- **WRITTEN REQUEST**: Without the pictures, set down every line of the data exactly.

>> START PROVIDED MATERIAL

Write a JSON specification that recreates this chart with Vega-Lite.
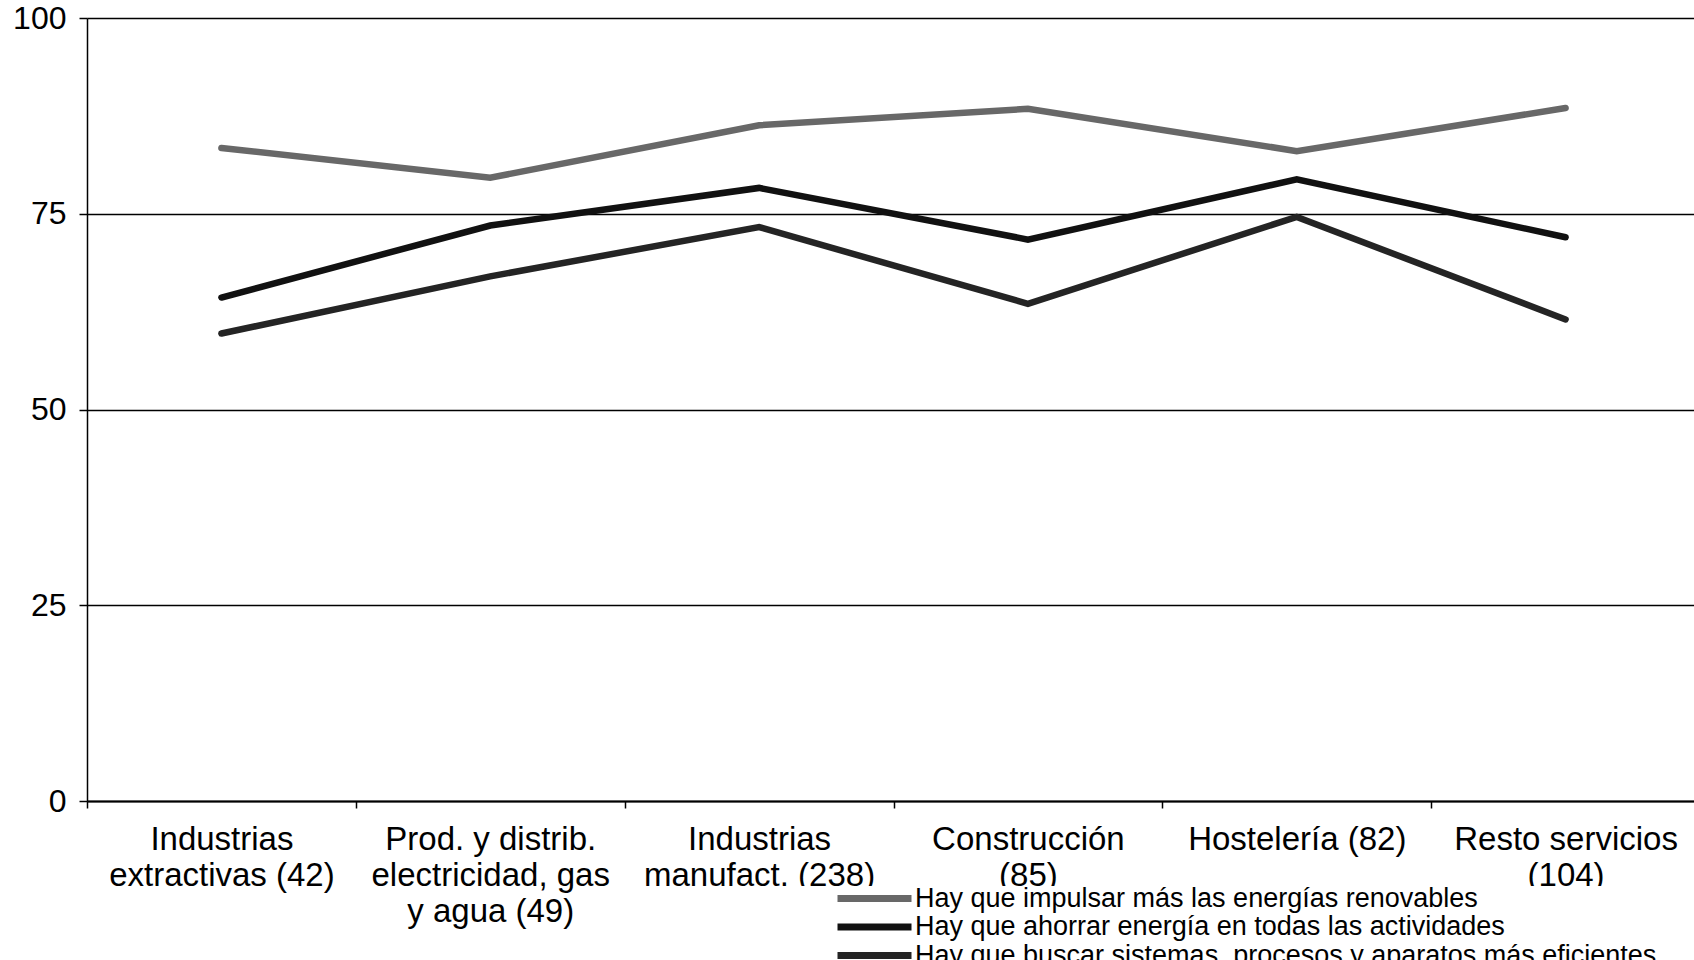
{
  "$schema": "https://vega.github.io/schema/vega-lite/v6.json",
  "width": 1607,
  "height": 783,
  "autosize": {"type": "none"},
  "padding": {"left": 87, "top": 18, "right": 0, "bottom": 159},
  "background": "white",
  "config": {"view": {"stroke": null}, "font": "Liberation Sans"},
  "data": {
    "values": [
      {"cat": "Industrias|extractivas (42)", "serie": "Hay que impulsar más las energías renovables", "value": 83.4},
      {"cat": "Prod. y distrib.|electricidad, gas|y agua (49)", "serie": "Hay que impulsar más las energías renovables", "value": 79.6},
      {"cat": "Industrias|manufact. (238)", "serie": "Hay que impulsar más las energías renovables", "value": 86.3},
      {"cat": "Construcción|(85)", "serie": "Hay que impulsar más las energías renovables", "value": 88.4},
      {"cat": "Hostelería (82)", "serie": "Hay que impulsar más las energías renovables", "value": 83.0},
      {"cat": "Resto servicios|(104)", "serie": "Hay que impulsar más las energías renovables", "value": 88.5},
      {"cat": "Industrias|extractivas (42)", "serie": "Hay que ahorrar energía en todas las actividades", "value": 64.3},
      {"cat": "Prod. y distrib.|electricidad, gas|y agua (49)", "serie": "Hay que ahorrar energía en todas las actividades", "value": 73.5},
      {"cat": "Industrias|manufact. (238)", "serie": "Hay que ahorrar energía en todas las actividades", "value": 78.3},
      {"cat": "Construcción|(85)", "serie": "Hay que ahorrar energía en todas las actividades", "value": 71.7},
      {"cat": "Hostelería (82)", "serie": "Hay que ahorrar energía en todas las actividades", "value": 79.4},
      {"cat": "Resto servicios|(104)", "serie": "Hay que ahorrar energía en todas las actividades", "value": 72.0},
      {"cat": "Industrias|extractivas (42)", "serie": "Hay que buscar sistemas, procesos y aparatos más eficientes", "value": 59.7},
      {"cat": "Prod. y distrib.|electricidad, gas|y agua (49)", "serie": "Hay que buscar sistemas, procesos y aparatos más eficientes", "value": 67.0},
      {"cat": "Industrias|manufact. (238)", "serie": "Hay que buscar sistemas, procesos y aparatos más eficientes", "value": 73.3},
      {"cat": "Construcción|(85)", "serie": "Hay que buscar sistemas, procesos y aparatos más eficientes", "value": 63.5},
      {"cat": "Hostelería (82)", "serie": "Hay que buscar sistemas, procesos y aparatos más eficientes", "value": 74.6},
      {"cat": "Resto servicios|(104)", "serie": "Hay que buscar sistemas, procesos y aparatos más eficientes", "value": 61.5}
    ]
  },
  "mark": {"type": "line", "strokeWidth": 6.5, "strokeCap": "round", "strokeJoin": "miter"},
  "encoding": {
    "x": {
      "field": "cat",
      "type": "nominal",
      "sort": null,
      "bandPosition": 0.5,
      "scale": {"type": "band", "paddingInner": 0, "paddingOuter": 0, "range": [0, 1613]},
      "axis": {
        "title": null,
        "labelAngle": 0,
        "labelExpr": "isValid(datum.value) ? split(datum.value, '|') : ''",
        "labelFontSize": 33,
        "labelLineHeight": 36,
        "labelColor": "black",
        "labelLimit": 0,
        "labelPadding": 15,
        "tickBand": "extent",
        "tickSize": 7,
        "tickColor": "black",
        "tickWidth": 1.5,
        "domainColor": "black",
        "domainWidth": 2
      }
    },
    "y": {
      "field": "value",
      "type": "quantitative",
      "scale": {"domain": [0, 100], "nice": false},
      "axis": {
        "title": null,
        "values": [0, 25, 50, 75, 100],
        "labelFontSize": 32,
        "labelColor": "black",
        "labelPadding": 13,
        "tickSize": 8,
        "tickColor": "black",
        "tickWidth": 1.5,
        "domainColor": "black",
        "domainWidth": 1.5,
        "grid": true,
        "gridColor": "black",
        "gridWidth": 1.3,
        "gridOpacity": 1
      }
    },
    "color": {
      "field": "serie",
      "type": "nominal",
      "sort": null,
      "scale": {
        "domain": [
          "Hay que impulsar más las energías renovables",
          "Hay que ahorrar energía en todas las actividades",
          "Hay que buscar sistemas, procesos y aparatos más eficientes"
        ],
        "range": ["#686868", "#111111", "#242424"]
      },
      "legend": {
        "title": null,
        "orient": "none",
        "legendX": 543,
        "legendY": 868,
        "direction": "vertical",
        "fillColor": "white",
        "padding": 0,
        "symbolType": "stroke",
        "symbolSize": 5476,
        "symbolStrokeWidth": 7,
        "clipHeight": 25,
        "rowPadding": 0.5,
        "symbolOffset": 204,
        "labelOffset": 0,
        "labelFontSize": 27,
        "labelColor": "black",
        "labelLimit": 0
      }
    }
  }
}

>> END PROVIDED MATERIAL

- **SOLUTION TO THIS PROBLEM**:
Write a JSON specification that recreates this chart with Vega-Lite.
{
  "$schema": "https://vega.github.io/schema/vega-lite/v6.json",
  "width": 1607,
  "height": 783,
  "autosize": {"type": "none"},
  "padding": {"left": 87, "top": 18, "right": 0, "bottom": 159},
  "background": "white",
  "config": {"view": {"stroke": null}, "font": "Liberation Sans"},
  "data": {
    "values": [
      {"cat": "Industrias|extractivas (42)", "serie": "Hay que impulsar más las energías renovables", "value": 83.4},
      {"cat": "Prod. y distrib.|electricidad, gas|y agua (49)", "serie": "Hay que impulsar más las energías renovables", "value": 79.6},
      {"cat": "Industrias|manufact. (238)", "serie": "Hay que impulsar más las energías renovables", "value": 86.3},
      {"cat": "Construcción|(85)", "serie": "Hay que impulsar más las energías renovables", "value": 88.4},
      {"cat": "Hostelería (82)", "serie": "Hay que impulsar más las energías renovables", "value": 83.0},
      {"cat": "Resto servicios|(104)", "serie": "Hay que impulsar más las energías renovables", "value": 88.5},
      {"cat": "Industrias|extractivas (42)", "serie": "Hay que ahorrar energía en todas las actividades", "value": 64.3},
      {"cat": "Prod. y distrib.|electricidad, gas|y agua (49)", "serie": "Hay que ahorrar energía en todas las actividades", "value": 73.5},
      {"cat": "Industrias|manufact. (238)", "serie": "Hay que ahorrar energía en todas las actividades", "value": 78.3},
      {"cat": "Construcción|(85)", "serie": "Hay que ahorrar energía en todas las actividades", "value": 71.7},
      {"cat": "Hostelería (82)", "serie": "Hay que ahorrar energía en todas las actividades", "value": 79.4},
      {"cat": "Resto servicios|(104)", "serie": "Hay que ahorrar energía en todas las actividades", "value": 72.0},
      {"cat": "Industrias|extractivas (42)", "serie": "Hay que buscar sistemas, procesos y aparatos más eficientes", "value": 59.7},
      {"cat": "Prod. y distrib.|electricidad, gas|y agua (49)", "serie": "Hay que buscar sistemas, procesos y aparatos más eficientes", "value": 67.0},
      {"cat": "Industrias|manufact. (238)", "serie": "Hay que buscar sistemas, procesos y aparatos más eficientes", "value": 73.3},
      {"cat": "Construcción|(85)", "serie": "Hay que buscar sistemas, procesos y aparatos más eficientes", "value": 63.5},
      {"cat": "Hostelería (82)", "serie": "Hay que buscar sistemas, procesos y aparatos más eficientes", "value": 74.6},
      {"cat": "Resto servicios|(104)", "serie": "Hay que buscar sistemas, procesos y aparatos más eficientes", "value": 61.5}
    ]
  },
  "mark": {"type": "line", "strokeWidth": 6.5, "strokeCap": "round", "strokeJoin": "miter"},
  "encoding": {
    "x": {
      "field": "cat",
      "type": "nominal",
      "sort": null,
      "bandPosition": 0.5,
      "scale": {"type": "band", "paddingInner": 0, "paddingOuter": 0, "range": [0, 1613]},
      "axis": {
        "title": null,
        "labelAngle": 0,
        "labelExpr": "isValid(datum.value) ? split(datum.value, '|') : ''",
        "labelFontSize": 33,
        "labelLineHeight": 36,
        "labelColor": "black",
        "labelLimit": 0,
        "labelPadding": 15,
        "tickBand": "extent",
        "tickSize": 7,
        "tickColor": "black",
        "tickWidth": 1.5,
        "domainColor": "black",
        "domainWidth": 2
      }
    },
    "y": {
      "field": "value",
      "type": "quantitative",
      "scale": {"domain": [0, 100], "nice": false},
      "axis": {
        "title": null,
        "values": [0, 25, 50, 75, 100],
        "labelFontSize": 32,
        "labelColor": "black",
        "labelPadding": 13,
        "tickSize": 8,
        "tickColor": "black",
        "tickWidth": 1.5,
        "domainColor": "black",
        "domainWidth": 1.5,
        "grid": true,
        "gridColor": "black",
        "gridWidth": 1.3,
        "gridOpacity": 1
      }
    },
    "color": {
      "field": "serie",
      "type": "nominal",
      "sort": null,
      "scale": {
        "domain": [
          "Hay que impulsar más las energías renovables",
          "Hay que ahorrar energía en todas las actividades",
          "Hay que buscar sistemas, procesos y aparatos más eficientes"
        ],
        "range": ["#686868", "#111111", "#242424"]
      },
      "legend": {
        "title": null,
        "orient": "none",
        "legendX": 543,
        "legendY": 868,
        "direction": "vertical",
        "fillColor": "white",
        "padding": 0,
        "symbolType": "stroke",
        "symbolSize": 5476,
        "symbolStrokeWidth": 7,
        "clipHeight": 25,
        "rowPadding": 0.5,
        "symbolOffset": 204,
        "labelOffset": 0,
        "labelFontSize": 27,
        "labelColor": "black",
        "labelLimit": 0
      }
    }
  }
}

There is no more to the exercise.